It's not that your point was missed, it's that it was not getting anywhere. The responses were attempts to get somewhere.

That is a perspective from which many are looking at this situation and in many ways it's a valid perspective.

Perspective is self-validating. It is good to observe, even understand, different perspectives, but without agreement on observable "facts," perspective cannot meaningfully function beyond those who hold it. In and of itself, it has no useful function in the larger society. It doesn't get anywhere.

That doesn't mean there are other perspectives or that it's a complete perspective.

Exactly. There are other perspectives. And competing perspectives, arguing strictly on the a priori validation which each perspective gives itself, debate without direction and get nowhere. A complete perspective, as you put it, would be an agreement of perspectives based upon objective observation. It is that agreement which would become law. And law cannot function if it argues against itself. A victorious imposition of a given perspective upon the law destroys the law and, therefor, society.

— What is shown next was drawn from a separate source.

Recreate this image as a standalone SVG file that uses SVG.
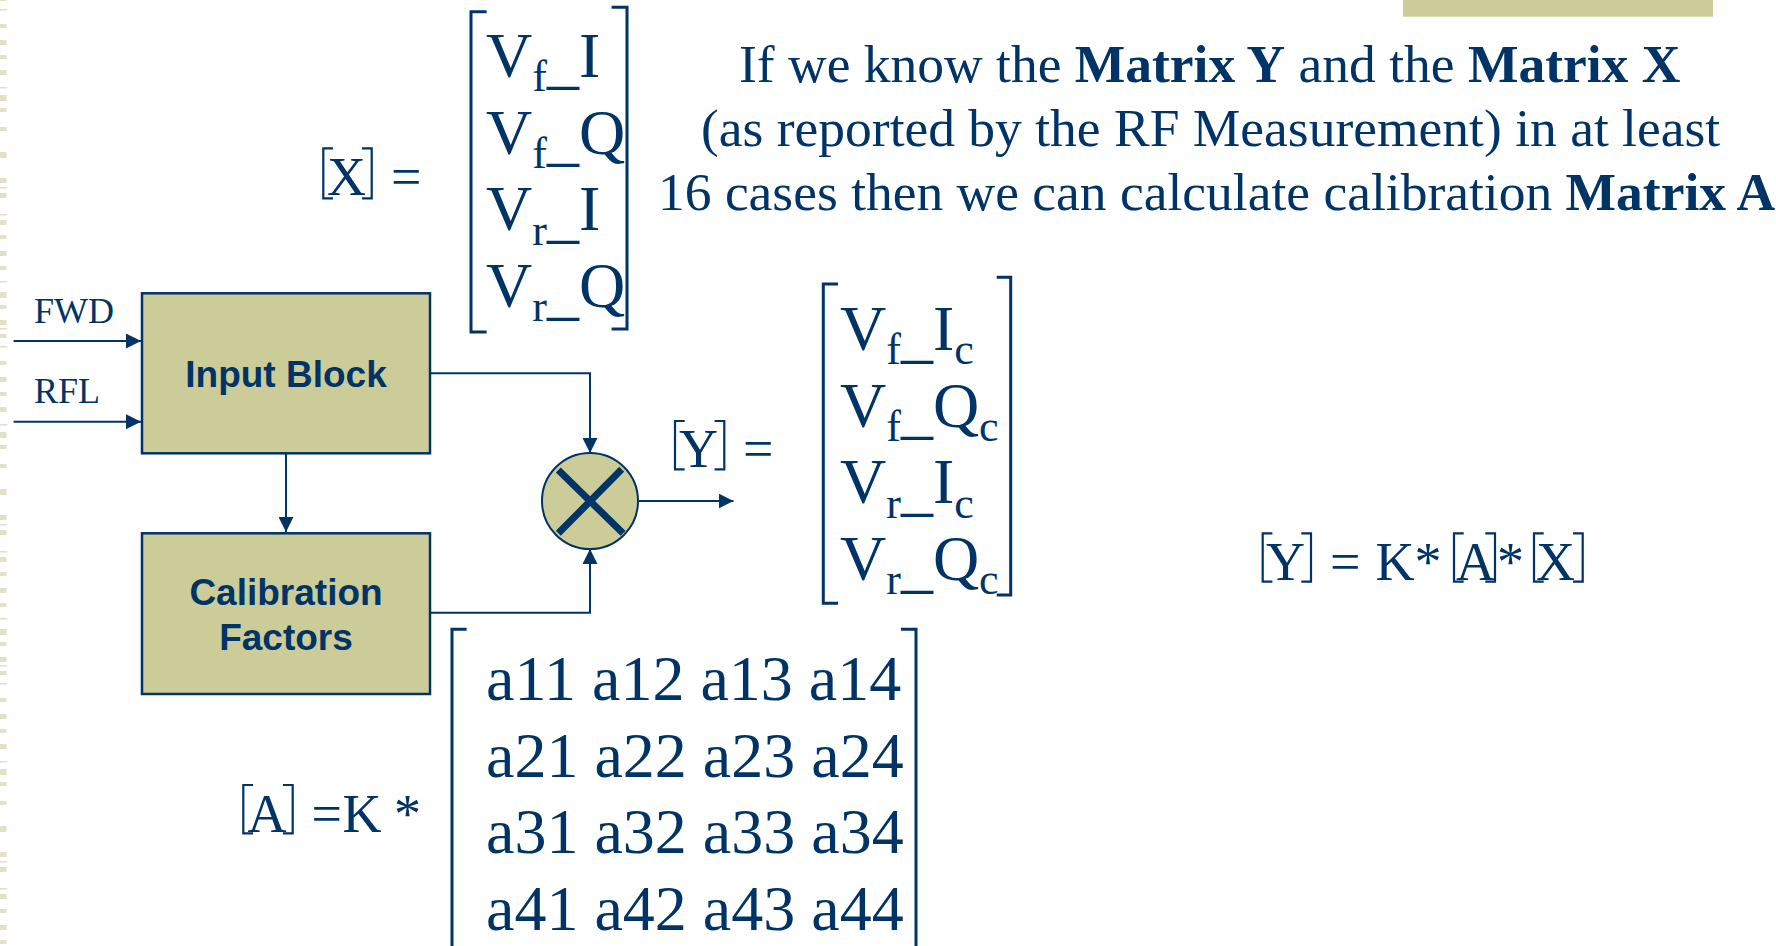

To seek justice doesn't mean you necessarily seek a conviction, it means you want the system to work for you. Given how sloppy and careless the process appears to have been I can see why many don't believe justice was done.
To "seek justice" can be a very sloppy phrase if the seeking is based on personal or group perspective rather than law. If the "you" for whom the system must work is a group and its particular perspective rather than all of society, then the "complete perspective," the law, is broken, and where we get to, where it goes, is the destruction (transformation) of society.

And when this "justice" sought for a group is based not on legal justice but on perceived historical grievance, then the particular case, Ferguson in this instance, is not about the observable facts and the concluding justice by law, rather the case is merely another springboard for furthering a group perspective. And when such a sought after justice is fueled by ideologues who's intention is to alter society for the benefit of a particular perspective and the group that holds it, then even the "community" is swept up beyond its local perspective and subsumed into a supposed monolithic structure of lockstep black communities. Such a monolith is, on its face, a fictional false one. There is great diversity in the supposed monolith, and the observable facts are that those within it who walk in more independent shoes following values of self-reliance, work ethic, so-called traditional American values, succeed on a far greater scale than those who subscribe to the ideological perspective of the Sharptons and their destructive get nowhere agenda.

Last edited by detbuch; 12-03-2014 at 12:24 PM..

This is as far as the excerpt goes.